*What you will do*
Take the lines from the one bearing "Output the web" to the one bearing "réalisée avec CONFINE", inclusive, and reproduce them exactly; include no other line.

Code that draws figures

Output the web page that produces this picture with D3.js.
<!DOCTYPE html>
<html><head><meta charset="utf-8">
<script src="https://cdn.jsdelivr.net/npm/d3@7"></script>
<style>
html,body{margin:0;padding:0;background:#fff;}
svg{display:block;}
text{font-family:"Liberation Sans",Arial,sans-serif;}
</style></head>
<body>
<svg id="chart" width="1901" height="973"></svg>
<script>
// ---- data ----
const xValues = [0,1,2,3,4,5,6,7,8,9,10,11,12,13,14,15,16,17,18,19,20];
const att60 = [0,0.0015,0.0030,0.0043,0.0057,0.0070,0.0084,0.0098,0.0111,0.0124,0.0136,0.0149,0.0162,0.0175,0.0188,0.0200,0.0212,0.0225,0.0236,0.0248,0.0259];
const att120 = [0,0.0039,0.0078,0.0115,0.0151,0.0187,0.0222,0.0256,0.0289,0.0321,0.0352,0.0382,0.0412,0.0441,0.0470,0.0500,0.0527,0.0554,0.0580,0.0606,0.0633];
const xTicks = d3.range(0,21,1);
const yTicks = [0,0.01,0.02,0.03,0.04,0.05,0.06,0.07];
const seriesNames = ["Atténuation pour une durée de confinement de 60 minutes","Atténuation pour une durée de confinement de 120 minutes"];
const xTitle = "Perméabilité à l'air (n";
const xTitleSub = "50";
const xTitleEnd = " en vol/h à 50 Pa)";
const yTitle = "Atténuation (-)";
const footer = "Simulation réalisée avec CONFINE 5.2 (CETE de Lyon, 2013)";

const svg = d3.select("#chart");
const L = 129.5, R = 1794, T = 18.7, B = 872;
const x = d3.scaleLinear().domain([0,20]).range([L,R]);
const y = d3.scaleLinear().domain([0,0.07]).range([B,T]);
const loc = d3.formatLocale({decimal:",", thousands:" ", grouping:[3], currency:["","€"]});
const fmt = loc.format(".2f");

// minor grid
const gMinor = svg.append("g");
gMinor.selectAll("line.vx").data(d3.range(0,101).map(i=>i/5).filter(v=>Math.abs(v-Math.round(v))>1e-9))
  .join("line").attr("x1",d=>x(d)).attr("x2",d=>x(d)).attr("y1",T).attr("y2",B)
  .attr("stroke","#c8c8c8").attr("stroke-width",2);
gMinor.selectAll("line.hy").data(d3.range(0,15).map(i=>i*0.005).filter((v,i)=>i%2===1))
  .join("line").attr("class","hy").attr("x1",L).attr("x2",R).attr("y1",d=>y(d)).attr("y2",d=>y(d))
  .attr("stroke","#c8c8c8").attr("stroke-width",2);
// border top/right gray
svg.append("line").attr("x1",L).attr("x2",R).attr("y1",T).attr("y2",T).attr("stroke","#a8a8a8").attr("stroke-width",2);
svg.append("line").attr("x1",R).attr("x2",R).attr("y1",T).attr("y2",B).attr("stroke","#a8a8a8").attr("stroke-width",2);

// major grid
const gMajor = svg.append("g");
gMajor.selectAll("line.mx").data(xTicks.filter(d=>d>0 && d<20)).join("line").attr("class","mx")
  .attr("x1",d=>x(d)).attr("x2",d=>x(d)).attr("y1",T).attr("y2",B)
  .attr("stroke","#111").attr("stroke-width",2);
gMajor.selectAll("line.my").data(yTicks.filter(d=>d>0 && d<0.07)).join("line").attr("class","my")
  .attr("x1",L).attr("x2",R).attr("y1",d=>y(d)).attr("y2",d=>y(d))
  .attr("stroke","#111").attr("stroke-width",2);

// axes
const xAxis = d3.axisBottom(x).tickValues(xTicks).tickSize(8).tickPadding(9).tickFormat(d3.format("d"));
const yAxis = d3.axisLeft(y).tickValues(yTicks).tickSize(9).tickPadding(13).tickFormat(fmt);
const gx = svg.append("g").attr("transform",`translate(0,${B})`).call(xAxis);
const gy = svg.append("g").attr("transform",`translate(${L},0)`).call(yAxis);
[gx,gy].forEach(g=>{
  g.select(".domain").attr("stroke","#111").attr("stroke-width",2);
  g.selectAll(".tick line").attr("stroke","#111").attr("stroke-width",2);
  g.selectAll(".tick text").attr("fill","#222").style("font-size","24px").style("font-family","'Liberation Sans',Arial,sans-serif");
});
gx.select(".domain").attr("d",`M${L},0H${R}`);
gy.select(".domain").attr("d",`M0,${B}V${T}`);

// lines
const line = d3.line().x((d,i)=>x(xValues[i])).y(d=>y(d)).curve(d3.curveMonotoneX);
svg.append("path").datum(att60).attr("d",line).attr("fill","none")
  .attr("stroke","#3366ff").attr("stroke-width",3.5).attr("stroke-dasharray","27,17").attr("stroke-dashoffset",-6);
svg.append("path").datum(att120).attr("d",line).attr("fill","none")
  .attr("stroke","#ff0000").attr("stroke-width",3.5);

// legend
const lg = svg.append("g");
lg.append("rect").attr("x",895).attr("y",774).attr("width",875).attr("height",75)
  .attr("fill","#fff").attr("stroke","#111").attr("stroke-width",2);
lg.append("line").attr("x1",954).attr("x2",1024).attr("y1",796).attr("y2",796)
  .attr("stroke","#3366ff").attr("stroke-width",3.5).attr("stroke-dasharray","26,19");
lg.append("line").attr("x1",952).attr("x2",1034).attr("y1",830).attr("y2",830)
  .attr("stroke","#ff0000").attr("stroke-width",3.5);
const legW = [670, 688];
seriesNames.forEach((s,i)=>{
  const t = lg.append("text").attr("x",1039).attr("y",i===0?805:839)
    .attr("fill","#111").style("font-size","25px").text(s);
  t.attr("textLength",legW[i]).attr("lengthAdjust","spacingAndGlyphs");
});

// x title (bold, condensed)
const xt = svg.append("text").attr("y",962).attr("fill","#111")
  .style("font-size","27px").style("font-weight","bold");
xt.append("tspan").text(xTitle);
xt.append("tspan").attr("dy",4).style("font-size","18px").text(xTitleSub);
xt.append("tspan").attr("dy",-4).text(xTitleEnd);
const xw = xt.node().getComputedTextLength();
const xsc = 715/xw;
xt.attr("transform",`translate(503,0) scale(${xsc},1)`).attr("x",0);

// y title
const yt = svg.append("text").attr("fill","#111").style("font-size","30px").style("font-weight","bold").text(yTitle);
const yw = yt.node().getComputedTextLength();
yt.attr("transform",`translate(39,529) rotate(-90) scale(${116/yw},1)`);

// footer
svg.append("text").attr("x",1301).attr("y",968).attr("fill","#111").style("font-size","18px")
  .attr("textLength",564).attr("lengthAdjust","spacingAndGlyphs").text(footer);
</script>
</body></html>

---

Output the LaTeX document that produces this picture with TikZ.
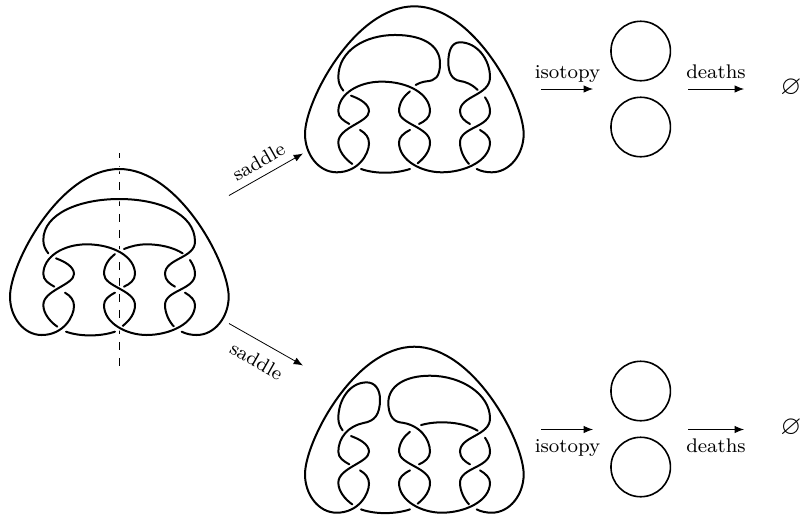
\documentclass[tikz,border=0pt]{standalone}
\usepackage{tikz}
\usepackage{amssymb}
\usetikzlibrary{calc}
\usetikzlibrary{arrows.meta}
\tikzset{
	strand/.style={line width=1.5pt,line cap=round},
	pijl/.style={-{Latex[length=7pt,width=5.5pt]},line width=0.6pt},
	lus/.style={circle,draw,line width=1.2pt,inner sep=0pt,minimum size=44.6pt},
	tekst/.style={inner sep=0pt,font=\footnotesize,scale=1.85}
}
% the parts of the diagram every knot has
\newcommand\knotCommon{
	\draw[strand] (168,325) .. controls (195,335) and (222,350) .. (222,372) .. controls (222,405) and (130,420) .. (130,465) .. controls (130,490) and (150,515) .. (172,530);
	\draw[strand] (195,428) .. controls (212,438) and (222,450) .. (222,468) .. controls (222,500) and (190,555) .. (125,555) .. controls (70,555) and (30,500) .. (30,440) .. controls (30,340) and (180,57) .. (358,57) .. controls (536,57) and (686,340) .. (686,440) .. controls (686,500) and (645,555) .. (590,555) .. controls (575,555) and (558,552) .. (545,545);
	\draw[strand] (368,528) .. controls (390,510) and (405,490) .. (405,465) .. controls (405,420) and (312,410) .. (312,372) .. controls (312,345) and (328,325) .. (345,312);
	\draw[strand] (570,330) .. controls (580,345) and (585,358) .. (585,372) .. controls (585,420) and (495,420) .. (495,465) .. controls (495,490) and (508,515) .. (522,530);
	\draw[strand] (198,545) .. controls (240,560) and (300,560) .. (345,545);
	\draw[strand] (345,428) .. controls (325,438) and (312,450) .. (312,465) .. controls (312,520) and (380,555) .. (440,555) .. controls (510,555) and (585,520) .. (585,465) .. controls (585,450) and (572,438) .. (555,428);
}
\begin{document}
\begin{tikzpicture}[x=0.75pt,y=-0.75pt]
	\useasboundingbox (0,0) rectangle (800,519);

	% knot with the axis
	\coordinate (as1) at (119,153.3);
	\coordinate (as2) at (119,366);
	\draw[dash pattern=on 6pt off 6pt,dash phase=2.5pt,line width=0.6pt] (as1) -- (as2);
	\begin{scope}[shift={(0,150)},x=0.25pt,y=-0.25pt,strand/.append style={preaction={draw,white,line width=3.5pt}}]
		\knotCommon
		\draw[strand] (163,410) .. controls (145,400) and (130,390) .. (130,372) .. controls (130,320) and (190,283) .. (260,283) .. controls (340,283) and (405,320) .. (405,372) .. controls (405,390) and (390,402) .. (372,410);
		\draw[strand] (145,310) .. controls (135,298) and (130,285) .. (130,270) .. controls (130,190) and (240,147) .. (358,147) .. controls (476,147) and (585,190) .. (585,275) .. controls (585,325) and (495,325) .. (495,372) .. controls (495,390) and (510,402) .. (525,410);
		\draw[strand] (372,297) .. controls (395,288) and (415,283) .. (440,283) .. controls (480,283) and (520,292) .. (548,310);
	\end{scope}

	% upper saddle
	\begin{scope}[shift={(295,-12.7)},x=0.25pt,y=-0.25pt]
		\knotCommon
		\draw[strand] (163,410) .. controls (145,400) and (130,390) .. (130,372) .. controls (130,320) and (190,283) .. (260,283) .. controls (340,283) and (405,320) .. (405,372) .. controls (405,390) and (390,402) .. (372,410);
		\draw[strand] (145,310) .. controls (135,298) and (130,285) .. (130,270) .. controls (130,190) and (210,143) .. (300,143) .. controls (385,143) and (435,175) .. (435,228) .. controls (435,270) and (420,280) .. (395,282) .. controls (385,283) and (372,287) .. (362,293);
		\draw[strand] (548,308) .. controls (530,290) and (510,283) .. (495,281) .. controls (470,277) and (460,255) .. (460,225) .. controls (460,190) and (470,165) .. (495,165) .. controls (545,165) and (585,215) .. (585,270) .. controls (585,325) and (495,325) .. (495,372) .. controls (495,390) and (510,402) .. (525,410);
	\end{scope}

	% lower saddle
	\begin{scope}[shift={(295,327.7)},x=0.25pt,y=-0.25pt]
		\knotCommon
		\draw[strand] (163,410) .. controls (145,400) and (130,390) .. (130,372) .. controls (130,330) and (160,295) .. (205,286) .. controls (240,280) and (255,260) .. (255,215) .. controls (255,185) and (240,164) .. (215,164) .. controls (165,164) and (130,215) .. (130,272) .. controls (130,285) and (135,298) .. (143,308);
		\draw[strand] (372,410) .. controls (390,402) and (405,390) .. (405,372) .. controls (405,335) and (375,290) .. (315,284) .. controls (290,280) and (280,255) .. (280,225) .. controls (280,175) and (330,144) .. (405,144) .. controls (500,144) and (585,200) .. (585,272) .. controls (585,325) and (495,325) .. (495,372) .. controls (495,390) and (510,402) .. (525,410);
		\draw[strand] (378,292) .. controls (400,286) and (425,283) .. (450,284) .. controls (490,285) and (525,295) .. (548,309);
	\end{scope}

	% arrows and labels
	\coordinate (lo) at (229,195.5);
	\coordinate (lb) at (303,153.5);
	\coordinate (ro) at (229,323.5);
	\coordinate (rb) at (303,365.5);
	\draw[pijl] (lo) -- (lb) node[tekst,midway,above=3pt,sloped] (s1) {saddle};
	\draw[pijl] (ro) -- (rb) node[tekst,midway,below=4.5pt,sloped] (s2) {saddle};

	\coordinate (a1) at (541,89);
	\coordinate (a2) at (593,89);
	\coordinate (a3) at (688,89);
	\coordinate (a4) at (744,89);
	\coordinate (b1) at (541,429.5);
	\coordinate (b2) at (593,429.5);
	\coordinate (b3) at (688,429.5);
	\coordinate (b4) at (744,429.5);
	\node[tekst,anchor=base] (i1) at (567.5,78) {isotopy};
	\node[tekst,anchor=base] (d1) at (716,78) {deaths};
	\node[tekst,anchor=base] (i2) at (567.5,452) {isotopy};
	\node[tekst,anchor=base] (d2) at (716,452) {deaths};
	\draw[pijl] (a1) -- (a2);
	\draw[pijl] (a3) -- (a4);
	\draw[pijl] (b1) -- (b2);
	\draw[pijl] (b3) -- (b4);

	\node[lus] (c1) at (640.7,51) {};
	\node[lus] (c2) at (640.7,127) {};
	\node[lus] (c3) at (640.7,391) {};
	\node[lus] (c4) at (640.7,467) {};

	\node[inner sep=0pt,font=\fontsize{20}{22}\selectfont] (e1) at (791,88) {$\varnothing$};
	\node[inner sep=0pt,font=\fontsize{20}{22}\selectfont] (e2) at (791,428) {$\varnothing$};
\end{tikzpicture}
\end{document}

...

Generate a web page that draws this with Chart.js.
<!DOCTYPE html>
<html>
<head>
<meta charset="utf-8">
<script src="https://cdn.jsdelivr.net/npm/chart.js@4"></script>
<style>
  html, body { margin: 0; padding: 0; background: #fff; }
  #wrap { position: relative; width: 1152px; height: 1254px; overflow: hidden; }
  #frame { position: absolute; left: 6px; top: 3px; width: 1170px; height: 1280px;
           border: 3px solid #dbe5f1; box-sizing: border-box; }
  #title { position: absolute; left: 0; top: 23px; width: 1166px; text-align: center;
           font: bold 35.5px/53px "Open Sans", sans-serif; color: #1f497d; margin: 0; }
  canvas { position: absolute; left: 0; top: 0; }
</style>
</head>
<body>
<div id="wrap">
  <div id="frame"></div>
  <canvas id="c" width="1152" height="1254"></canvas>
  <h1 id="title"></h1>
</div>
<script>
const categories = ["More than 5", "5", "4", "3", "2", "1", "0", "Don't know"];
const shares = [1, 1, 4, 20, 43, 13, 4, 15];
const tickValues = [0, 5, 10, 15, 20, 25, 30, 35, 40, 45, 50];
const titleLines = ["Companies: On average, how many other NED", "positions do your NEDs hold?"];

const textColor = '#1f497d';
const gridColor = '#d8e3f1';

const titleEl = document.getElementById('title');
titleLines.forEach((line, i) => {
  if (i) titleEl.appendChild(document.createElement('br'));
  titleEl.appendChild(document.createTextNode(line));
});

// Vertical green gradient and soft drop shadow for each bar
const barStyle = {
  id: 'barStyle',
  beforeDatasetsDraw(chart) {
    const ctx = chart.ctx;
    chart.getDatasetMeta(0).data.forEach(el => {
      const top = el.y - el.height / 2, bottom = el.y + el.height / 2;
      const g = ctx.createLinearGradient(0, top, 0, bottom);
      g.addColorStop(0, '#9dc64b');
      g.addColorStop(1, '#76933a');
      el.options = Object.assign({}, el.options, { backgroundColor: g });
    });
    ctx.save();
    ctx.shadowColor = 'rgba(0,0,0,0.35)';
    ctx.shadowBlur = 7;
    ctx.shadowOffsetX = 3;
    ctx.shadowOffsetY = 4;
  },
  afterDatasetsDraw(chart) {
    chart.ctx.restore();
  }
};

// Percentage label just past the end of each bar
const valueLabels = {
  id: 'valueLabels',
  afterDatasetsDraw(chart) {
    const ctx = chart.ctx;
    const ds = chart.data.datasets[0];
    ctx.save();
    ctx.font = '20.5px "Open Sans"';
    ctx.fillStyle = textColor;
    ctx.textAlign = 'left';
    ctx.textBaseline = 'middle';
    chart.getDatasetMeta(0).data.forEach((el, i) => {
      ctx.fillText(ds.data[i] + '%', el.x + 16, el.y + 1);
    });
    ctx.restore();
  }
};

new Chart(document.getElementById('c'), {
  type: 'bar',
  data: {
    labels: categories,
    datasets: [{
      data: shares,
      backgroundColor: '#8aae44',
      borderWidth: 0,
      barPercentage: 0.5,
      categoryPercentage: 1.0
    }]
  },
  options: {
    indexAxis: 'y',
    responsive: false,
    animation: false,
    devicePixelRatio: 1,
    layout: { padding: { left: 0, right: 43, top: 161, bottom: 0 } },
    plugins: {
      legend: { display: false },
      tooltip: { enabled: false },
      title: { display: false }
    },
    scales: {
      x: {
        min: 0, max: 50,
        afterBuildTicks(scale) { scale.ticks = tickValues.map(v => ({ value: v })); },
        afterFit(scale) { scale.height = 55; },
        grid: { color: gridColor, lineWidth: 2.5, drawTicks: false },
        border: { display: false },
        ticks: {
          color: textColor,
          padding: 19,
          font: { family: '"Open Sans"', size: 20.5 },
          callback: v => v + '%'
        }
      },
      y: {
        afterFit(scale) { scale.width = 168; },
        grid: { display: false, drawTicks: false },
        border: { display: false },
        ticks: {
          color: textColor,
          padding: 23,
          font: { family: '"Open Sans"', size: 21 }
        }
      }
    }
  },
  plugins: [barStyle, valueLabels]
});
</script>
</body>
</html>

*Response to this exercise*
Output the web page that produces this picture with D3.js.
<!DOCTYPE html>
<html><head><meta charset="utf-8">
<script src="https://cdn.jsdelivr.net/npm/d3@7"></script>
<style>
html,body{margin:0;padding:0;background:#fff;}
svg{display:block;}
text{font-family:"Liberation Sans",Arial,sans-serif;}
</style></head>
<body>
<svg id="chart" width="1901" height="973"></svg>
<script>
// ---- data ----
const xValues = [0,1,2,3,4,5,6,7,8,9,10,11,12,13,14,15,16,17,18,19,20];
const att60 = [0,0.0015,0.0030,0.0043,0.0057,0.0070,0.0084,0.0098,0.0111,0.0124,0.0136,0.0149,0.0162,0.0175,0.0188,0.0200,0.0212,0.0225,0.0236,0.0248,0.0259];
const att120 = [0,0.0039,0.0078,0.0115,0.0151,0.0187,0.0222,0.0256,0.0289,0.0321,0.0352,0.0382,0.0412,0.0441,0.0470,0.0500,0.0527,0.0554,0.0580,0.0606,0.0633];
const xTicks = d3.range(0,21,1);
const yTicks = [0,0.01,0.02,0.03,0.04,0.05,0.06,0.07];
const seriesNames = ["Atténuation pour une durée de confinement de 60 minutes","Atténuation pour une durée de confinement de 120 minutes"];
const xTitle = "Perméabilité à l'air (n";
const xTitleSub = "50";
const xTitleEnd = " en vol/h à 50 Pa)";
const yTitle = "Atténuation (-)";
const footer = "Simulation réalisée avec CONFINE 5.2 (CETE de Lyon, 2013)";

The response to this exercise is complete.